Charnetsky, for his part, never lost sight of the East’s authentic spiritual heritage. With respect to the liturgy, the bishop rejected “Latinizations” that disrupted the integrity of the services and instructed his priests to do the same. And while St. Nicholas practiced certain Latin devotions such as the Stations of the Cross and the Rosary, neither in any sense undermines living a fully Eastern Christian life any more than a Western Christian is imperiled by reciting the Jesus Prayer. It is clear from the Charnetsky’s life that these devotions, and his love for the Divine Liturgy, upheld him during many years of interrogation, torment, and hard labor at the hands of the Soviets.

Like the Ukrainian Greek Catholic Church (UGCC) itself, Charnetsky knew what it was to suffer living martyrdom. He witnessed the church he had worked tirelessly to protect and promote almost destroyed under the Soviets, but he did not lose hope. St. Nicholas knew that God would free His people and put an end to the atheistic tyranny which ensnared the Ukrainian people for over half-a-century. In December 1989, following an intervention by Pope John Paul II, Soviet President Mikhail Gorbachev lifted the state’s ban on the UGCC, resulting in millions of underground faithful and 1,000 priests to emerge from the catacombs in order to publicly profess their allegiance to the Catholic Church. There can be no doubt that the heavenly intercessions of St. Nicholas and his fellow martyrs kept the Greek-Catholic Faith alive in Ukraine during decades of imposed darkness.

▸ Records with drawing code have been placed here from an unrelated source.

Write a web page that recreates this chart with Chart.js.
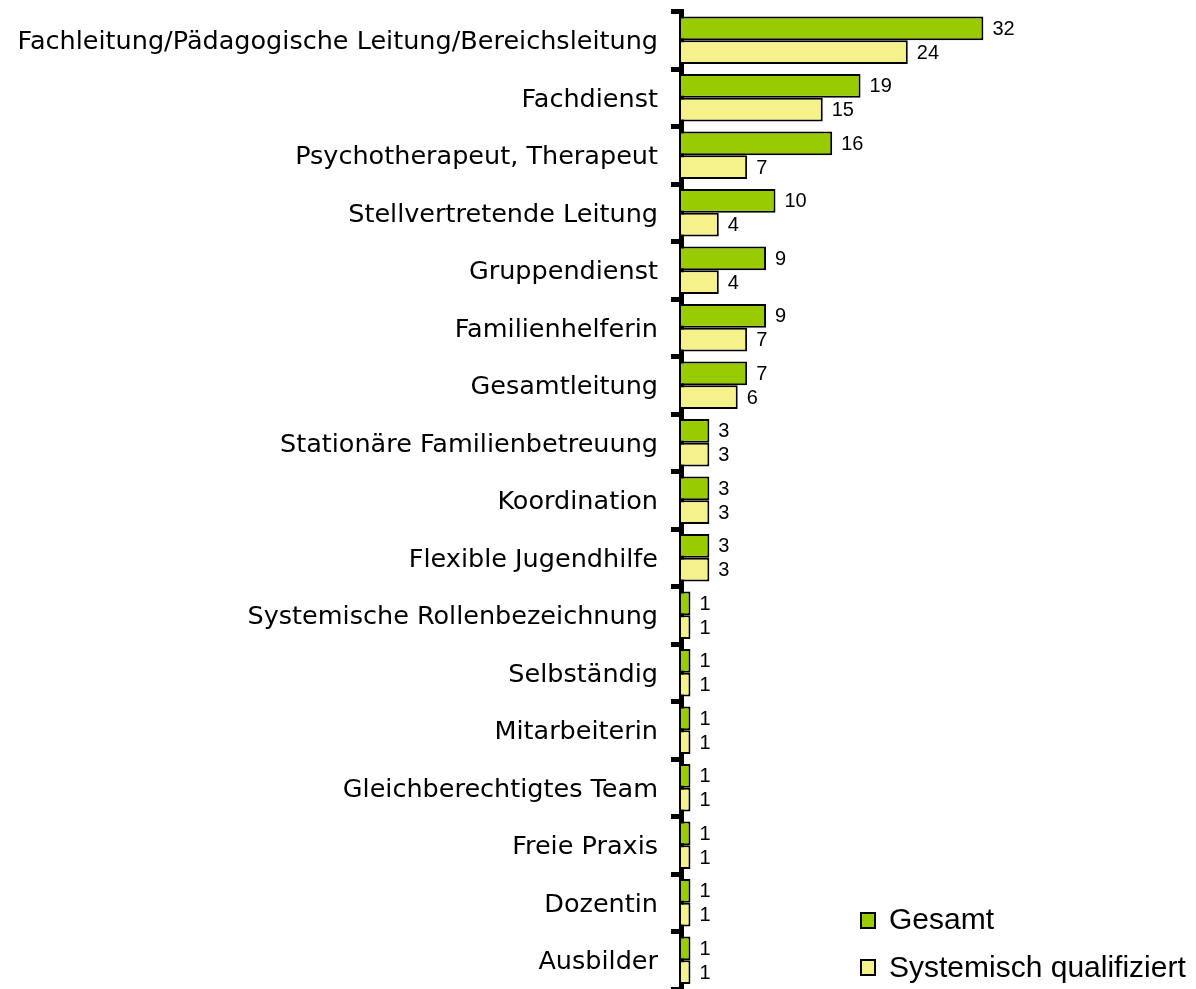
<!DOCTYPE html>
<html>
<head>
<meta charset="utf-8">
<script src="https://cdn.jsdelivr.net/npm/chart.js@4.4.0/dist/chart.umd.min.js"></script>
<style>
  html, body { margin: 0; padding: 0; background: #fff; overflow: hidden; }
  #wrap { position: relative; width: 1196px; height: 989px; overflow: hidden; }
  canvas { position: absolute; left: 0; top: 0; }
  .leg { position: absolute; font-family: "Liberation Sans", Arial, sans-serif; font-size: 30px; line-height: 30px; color: #000; white-space: nowrap; }
  .box { position: absolute; width: 16px; height: 17px; box-sizing: border-box; border: 2px solid #000; }
</style>
</head>
<body>
<div id="wrap">
  <canvas id="c" width="1196" height="1000"></canvas>
  <div class="box" id="b1" style="left:860px; top:912px;"></div>
  <div class="leg" id="l1" style="left:889px; top:904px;"></div>
  <div class="box" id="b2" style="left:860px; top:959px;"></div>
  <div class="leg" id="l2" style="left:889px; top:952px;"></div>
</div>
<script>
const categories = [
  "Fachleitung/Pädagogische Leitung/Bereichsleitung",
  "Fachdienst",
  "Psychotherapeut, Therapeut",
  "Stellvertretende Leitung",
  "Gruppendienst",
  "Familienhelferin",
  "Gesamtleitung",
  "Stationäre Familienbetreuung",
  "Koordination",
  "Flexible Jugendhilfe",
  "Systemische Rollenbezeichnung",
  "Selbständig",
  "Mitarbeiterin",
  "Gleichberechtigtes Team",
  "Freie Praxis",
  "Dozentin",
  "Ausbilder"
];
const seriesNames = ["Gesamt", "Systemisch qualifiziert"];
const gesamt = [32, 19, 16, 10, 9, 9, 7, 3, 3, 3, 1, 1, 1, 1, 1, 1, 1];
const systemisch = [24, 15, 7, 4, 4, 7, 6, 3, 3, 3, 1, 1, 1, 1, 1, 1, 1];
const colors = ["#99CC00", "#F5F28C"];

document.getElementById('l1').textContent = seriesNames[0];
document.getElementById('l2').textContent = seriesNames[1];
document.getElementById('b1').style.background = colors[0];
document.getElementById('b2').style.background = colors[1];

const valueLabels = {
  id: 'valueLabels',
  afterDatasetsDraw(chart) {
    const ctx = chart.ctx;
    ctx.save();
    ctx.font = '20px "Liberation Sans", Arial, sans-serif';
    ctx.fillStyle = '#000';
    ctx.textAlign = 'left';
    ctx.textBaseline = 'middle';
    chart.data.datasets.forEach((ds, di) => {
      const meta = chart.getDatasetMeta(di);
      meta.data.forEach((el, i) => {
        ctx.fillText(String(ds.data[i]), el.x + 9, el.y + 1);
      });
    });
    ctx.restore();
  }
};

new Chart(document.getElementById('c'), {
  type: 'bar',
  data: {
    labels: categories,
    datasets: [
      { label: seriesNames[0], data: gesamt, backgroundColor: colors[0], borderColor: '#000', borderWidth: 2, categoryPercentage: 0.83, barPercentage: 1.0 },
      { label: seriesNames[1], data: systemisch, backgroundColor: colors[1], borderColor: '#000', borderWidth: 2, categoryPercentage: 0.83, barPercentage: 1.0 }
    ]
  },
  options: {
    indexAxis: 'y',
    responsive: false,
    animation: false,
    devicePixelRatio: 1,
    layout: { padding: { top: 11.5, bottom: 11, left: 0, right: 0 } },
    plugins: { legend: { display: false }, tooltip: { enabled: false } },
    scales: {
      x: { display: false, min: 0, max: 54.5 },
      y: {
        position: 'left',
        grid: { offset: true, drawOnChartArea: false, drawTicks: true, tickLength: 10, lineWidth: 5, color: '#000' },
        border: { display: true, width: 5, color: '#000' },
        ticks: { font: { family: '"DejaVu Sans", sans-serif', size: 25.5 }, color: '#000', padding: 13, autoSkip: false, labelOffset: 2.5 },
        afterFit(scale) { scale.width = 681; scale.paddingTop = 0; scale.paddingBottom = 0; }
      }
    }
  },
  plugins: [valueLabels]
});
</script>
</body>
</html>
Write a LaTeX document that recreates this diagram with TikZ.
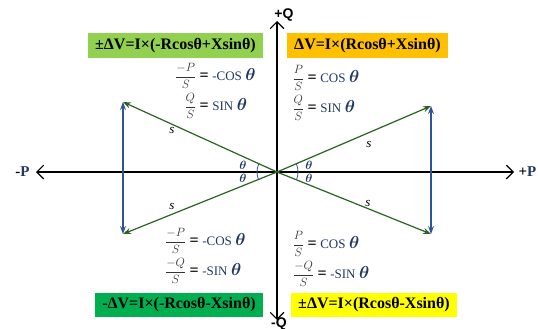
\documentclass[tikz,border=0pt]{standalone}
\usepackage{amsmath,amssymb}
\usepackage{fontspec}
\setmainfont{Liberation Serif}
\setsansfont{Liberation Sans}
\usepackage{xcolor}
\usetikzlibrary{arrows.meta,positioning,calc}
\definecolor{vecgreen}{HTML}{2A6322}
\definecolor{vecblue}{HTML}{2F5597}
\definecolor{navyc}{HTML}{1F3864}
\definecolor{fracc}{HTML}{333333}
\definecolor{boxa}{HTML}{92D050}
\definecolor{boxb}{HTML}{FFC000}
\definecolor{boxc}{HTML}{00B050}
\definecolor{boxd}{HTML}{FFFF00}
\newcommand{\fr}[3]{\makebox[#3][r]{\fontsize{13}{15}\selectfont\color{fracc}$\dfrac{#1}{#2}$}}
\newcommand{\trig}[1]{{\fontsize{16}{18}\selectfont\bfseries =}
  {\color{navyc}\fontsize{13}{15}\selectfont #1}
  {\color{navyc}\fontsize{17}{19}\selectfont$\boldsymbol{\theta}$}}

\begin{document}
\begin{tikzpicture}[x=1pt,y=-1pt,font=\fontsize{14}{16}\selectfont,
  ax/.style={{Straight Barb[length=2.4mm]}-{Straight Barb[length=2.4mm]},line width=1.2pt,black},
  vec/.style={-{Stealth[length=2.8mm]},line width=1.2pt,vecgreen},
  side/.style={{Stealth[length=2.8mm]}-{Stealth[length=2.8mm]},line width=1.2pt,vecblue},
  eq/.style={inner sep=0pt,minimum height=25pt,minimum width=#1,
             font=\fontsize{16}{18}\selectfont\bfseries},
  rel/.style={anchor=west,inner sep=0pt},
  th/.style={inner sep=0pt,text=navyc,font=\fontsize{12}{14}\selectfont},
  sl/.style={inner sep=0pt,font=\fontsize{13}{15}\selectfont\itshape},
]
\useasboundingbox (0,0) rectangle (538,329);

% axes
\coordinate (O) at (277,172);
\coordinate (xl) at (36,172);
\coordinate (xr) at (514,172);
\coordinate (yt) at (277,21);
\coordinate (yb) at (277,320);
\draw[ax] (xl) -- (xr);
\draw[ax] (yb) -- (yt);
\node[font=\fontsize{15}{17}\selectfont\bfseries,left=3pt of xl] (mP) {-{\color{navyc}P}};
\node[font=\fontsize{15}{17}\selectfont\bfseries,right=1pt of xr] (pP) {+{\color{navyc}P}};
\node[font=\fontsize{14}{16}\selectfont\sffamily\bfseries] (pQ) at (284,15) {+Q};
\node[font=\fontsize{14}{16}\selectfont\sffamily\bfseries] (mQ) at (279,324) {-Q};

% S vectors and their tips
\coordinate (ul) at (123,102);
\coordinate (ur) at (431,106);
\coordinate (ll) at (123,234);
\coordinate (lr) at (431,234);
\draw[vec] (O) -- (ul);
\draw[vec] (O) -- (ur);
\draw[vec] (O) -- (ll);
\draw[vec] (O) -- (lr);
\draw[side] (ll) -- (ul);
\draw[side] (lr) -- (ur);
\node[sl] (s1) at (172,131) {s};
\node[sl] (s2) at (369,145) {s};
\node[sl] (s3) at (172,206) {s};
\node[sl] (s4) at (368,203) {s};

% angles
\draw[vecblue,thick] ($(O)+(156:20)$) arc (156:204:20);
\draw[vecblue,thick] ($(O)+(-22:21)$) arc (-22:22:21);
\node[th] (t1) at (243,165) {$\boldsymbol{\theta}$};
\node[th] (t2) at (243,178) {$\boldsymbol{\theta}$};
\node[th] (t3) at (309,165) {$\boldsymbol{\theta}$};
\node[th] (t4) at (309,178) {$\boldsymbol{\theta}$};

% quadrant relations
\node[rel] (ula) at (169,76) {\fr{-P}{S}{27pt} \trig{-COS}};
\node[rel] (ulb) at (169,106) {\fr{Q}{S}{27pt} \trig{SIN}};
\node[rel] (ura) at (287,78) {\fr{P}{S}{17pt} \trig{COS}};
\node[rel] (urb) at (287,108) {\fr{Q}{S}{17pt} \trig{SIN}};
\node[rel] (lla) at (159,241) {\fr{-P}{S}{27pt} \trig{-COS}};
\node[rel] (llb) at (159,271) {\fr{-Q}{S}{27pt} \trig{-SIN}};
\node[rel] (lra) at (287,244) {\fr{P}{S}{17pt} \trig{COS}};
\node[rel] (lrb) at (287,274) {\fr{-Q}{S}{27pt} \trig{-SIN}};

% voltage drop boxes
\node[eq=175pt,fill=boxa] (dva) at (175.5,45.5) {±ΔV=I×(-Rcosθ+Xsinθ)};
\node[eq=161pt,fill=boxb] (dvb) at (367.5,45.5) {ΔV=I×(Rcosθ+Xsinθ)};
\node[eq=168pt,minimum height=24pt,fill=boxc] (dvc) at (179,305) {-ΔV=I×(-Rcosθ-Xsinθ)};
\node[eq=166pt,minimum height=24pt,fill=boxd] (dvd) at (374,305) {±ΔV=I×(Rcosθ-Xsinθ)};
\end{tikzpicture}
\end{document}
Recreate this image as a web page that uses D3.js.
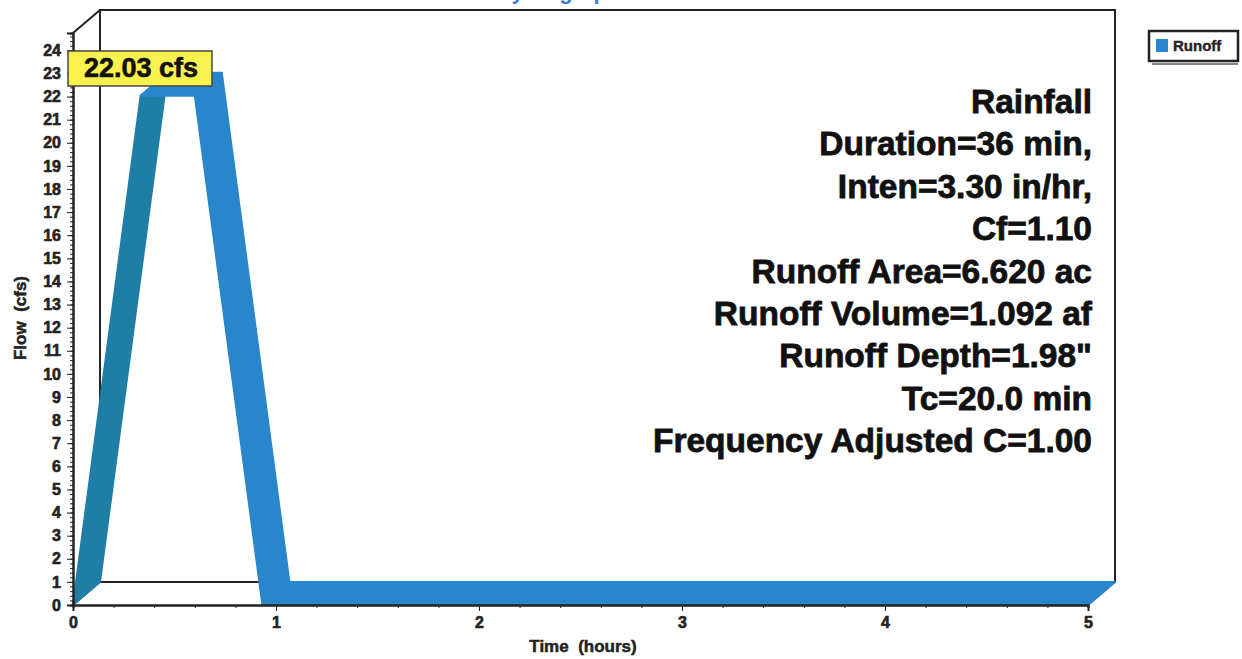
<!DOCTYPE html>
<html>
<head>
<meta charset="utf-8">
<script src="https://cdn.jsdelivr.net/npm/d3@7"></script>
<style>
  html, body { margin: 0; padding: 0; background: #fff; }
  svg { display: block; font-family: "Liberation Sans", Arial, sans-serif; }
</style>
</head>
<body>
<svg id="chart" width="1242" height="659"></svg>
<script>
// ---- data ----
const times = [0, 0.333, 0.6, 0.933, 5];
const flows = [0, 22.03, 22.03, 0, 0];
const yTickValues = d3.range(0, 25, 1);
const xTickValues = [0, 1, 2, 3, 4, 5];
const infoLines = [
  "Rainfall",
  "Duration=36 min,",
  "Inten=3.30 in/hr,",
  "Cf=1.10",
  "Runoff Area=6.620 ac",
  "Runoff Volume=1.092 af",
  "Runoff Depth=1.98\"",
  "Tc=20.0 min",
  "Frequency Adjusted C=1.00"
];
const peakLabel = "22.03 cfs";
const seriesName = "Runoff";
const chartTitle = "Hydrograph";

// ---- layout ----
const svg = d3.select("#chart");
const x = d3.scaleLinear().domain([0, 5]).range([73, 1088]);
const y = d3.scaleLinear().domain([0, 24.75]).range([605, 33]);
const DX = 27, DY = -23;
const axisColor = "#222";
const darkFace = "#1f7ea6";
const lightFace = "#2886cc";

// title (cut off at top, as in the reference)
svg.append("text").attr("x", 558).attr("y", -1).attr("text-anchor", "middle")
  .attr("font-size", 22).attr("font-weight", "bold").attr("fill", "#3b7fd6")
  .text(chartTitle);

// back wall
const x0 = x(0), x1 = x(5), yb = y(0), yt = y(24.75);
const wall = svg.append("g").attr("stroke", axisColor).attr("fill", "none");
wall.append("rect").attr("x", x0 + DX).attr("y", yt + DY)
  .attr("width", x1 - x0).attr("height", yb - yt).attr("stroke-width", 2);
wall.append("line").attr("x1", x0).attr("y1", yt).attr("x2", x0 + DX).attr("y2", yt + DY).attr("stroke-width", 2);
wall.append("line").attr("x1", x0).attr("y1", yb).attr("x2", x0 + DX).attr("y2", yb + DY).attr("stroke-width", 1.5);
wall.append("line").attr("x1", x1).attr("y1", yb).attr("x2", x1 + DX).attr("y2", yb + DY).attr("stroke-width", 1.5);

// ribbon
const pts = times.map((t, i) => [x(t), y(flows[i])]);
const faces = [];
for (let i = 0; i < pts.length - 1; i++) {
  const a = pts[i], b = pts[i + 1];
  faces.push({
    poly: [a, b, [b[0] + DX, b[1] + DY], [a[0] + DX, a[1] + DY]],
    rising: flows[i + 1] > flows[i]
  });
}
svg.append("g").selectAll("path").data(faces).join("path")
  .attr("d", d => "M" + d.poly.map(p => p.join(",")).join("L") + "Z")
  .attr("fill", d => d.rising ? darkFace : lightFace)
  .attr("stroke", d => d.rising ? darkFace : lightFace)
  .attr("stroke-width", 2)
  .attr("stroke-linejoin", "round");

// front axes
const yAxis = d3.axisLeft(y).tickValues(yTickValues).tickSize(6).tickPadding(6).tickFormat(d3.format("d"));
const yMinor = d3.axisLeft(y).tickValues(d3.range(0, 24.7, 0.2)).tickSize(3).tickFormat("");
const xAxis = d3.axisBottom(x).tickValues(xTickValues).tickSize(6).tickPadding(6).tickFormat(d3.format("d"));
const xMinor = d3.axisBottom(x).tickValues(d3.range(0, 5.01, 0.2)).tickSize(3).tickFormat("");

function styleAxis(g) {
  g.select(".domain").attr("stroke", axisColor).attr("stroke-width", 2);
  g.selectAll(".tick line").attr("stroke", axisColor);
  g.selectAll(".tick text").attr("fill", "#222").attr("font-size", 16).attr("font-weight", "bold")
    .attr("stroke", "#222").attr("stroke-width", 0.6)
    .attr("font-family", "'Liberation Sans', Arial, sans-serif");
}
svg.append("g").attr("transform", `translate(${x0},0)`).call(yMinor).call(styleAxis);
svg.append("g").attr("transform", `translate(${x0},0)`).call(yAxis).call(styleAxis);
svg.append("g").attr("transform", `translate(0,${yb})`).call(xMinor).call(styleAxis);
svg.append("g").attr("transform", `translate(0,${yb})`).call(xAxis).call(styleAxis);

// axis titles
svg.append("text").attr("transform", "translate(26,318) rotate(-90)")
  .attr("text-anchor", "middle").attr("font-size", 17).attr("font-weight", "bold")
  .attr("fill", "#222").attr("stroke", "#222").attr("stroke-width", 0.5)
  .style("white-space", "pre").text("Flow  (cfs)");
svg.append("text").attr("x", 583).attr("y", 652)
  .attr("text-anchor", "middle").attr("font-size", 17).attr("font-weight", "bold")
  .attr("fill", "#222").attr("stroke", "#222").attr("stroke-width", 0.5)
  .style("white-space", "pre").text("Time  (hours)");

// peak label
const peakG = svg.append("g");
peakG.append("rect").attr("x", 68).attr("y", 51).attr("width", 144).attr("height", 35)
  .attr("fill", "#f8f24f").attr("stroke", "#444").attr("stroke-width", 1.5);
peakG.append("text").attr("x", 141).attr("y", 77).attr("text-anchor", "middle")
  .attr("font-size", 27).attr("font-weight", "bold").attr("fill", "#111")
  .attr("stroke", "#111").attr("stroke-width", 0.6).text(peakLabel);

// info text
svg.append("g").selectAll("text").data(infoLines).join("text")
  .attr("x", 1092).attr("y", (d, i) => 113 + i * 42.4)
  .attr("text-anchor", "end").attr("font-size", 33.5).attr("font-weight", "bold")
  .attr("fill", "#111").attr("stroke", "#111").attr("stroke-width", 0.8).text(d => d);

// legend
const lg = svg.append("g");
lg.append("rect").attr("x", 1149).attr("y", 31).attr("width", 89).attr("height", 30)
  .attr("fill", "#fff").attr("stroke", "#222").attr("stroke-width", 2.5);
lg.append("line").attr("x1", 1152).attr("y1", 64).attr("x2", 1238).attr("y2", 64)
  .attr("stroke", "#555").attr("stroke-width", 1.5);
lg.append("rect").attr("x", 1156).attr("y", 39).attr("width", 12).attr("height", 13)
  .attr("fill", lightFace);
lg.append("text").attr("x", 1173).attr("y", 51).attr("font-size", 15).attr("font-weight", "bold")
  .attr("fill", "#222").attr("stroke", "#222").attr("stroke-width", 0.4).text(seriesName);
</script>
</body>
</html>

Charnetsky’s life, and the Eastern Redemptorist spirituality which animated it, can serve as a model for all Catholics living in the present day. No, state authorities have not yet begun brutally persecuting Christians, but the time may come sooner than we think. As it stands, Christians—Catholic and Orthodox—who wish to live their faith fully will have to do so in a secular-liberal environment openly hostile to Christ and His Teachings. We will be scorned, ridiculed, and, in many cases, denied basic privileges otherwise “normal people” enjoy. Our children will be ostracized; our careers will be curtailed; and our so-called friends will abandon us. How difficult it will be then to suffer these humiliations with lightness and love unless, in solidarity with the Redemptorist tradition, we meditate on the ignominies our Lord suffered in the Crib and on the Cross. Who else will sustain but Christ—His Body and Blood, Soul and Divinity—in the Eucharist? So let us pray to St. Nicholas Charnetsky for holy perseverance and look to Our Lady of Perpetual Help, the Theotokos and Ever-Virgin Mary, for protection. And let us also recall this short but wonderful Byzantine hymn, one which St. Nicholas himself likely recited during his pilgrimage here on earth:

We who are walled about by the Cross are ranged against the enemy, not fearing his devices and ambushes, for the proud one hath been destroyed and trampled underfoot by the power of Christ crucified on the Tree.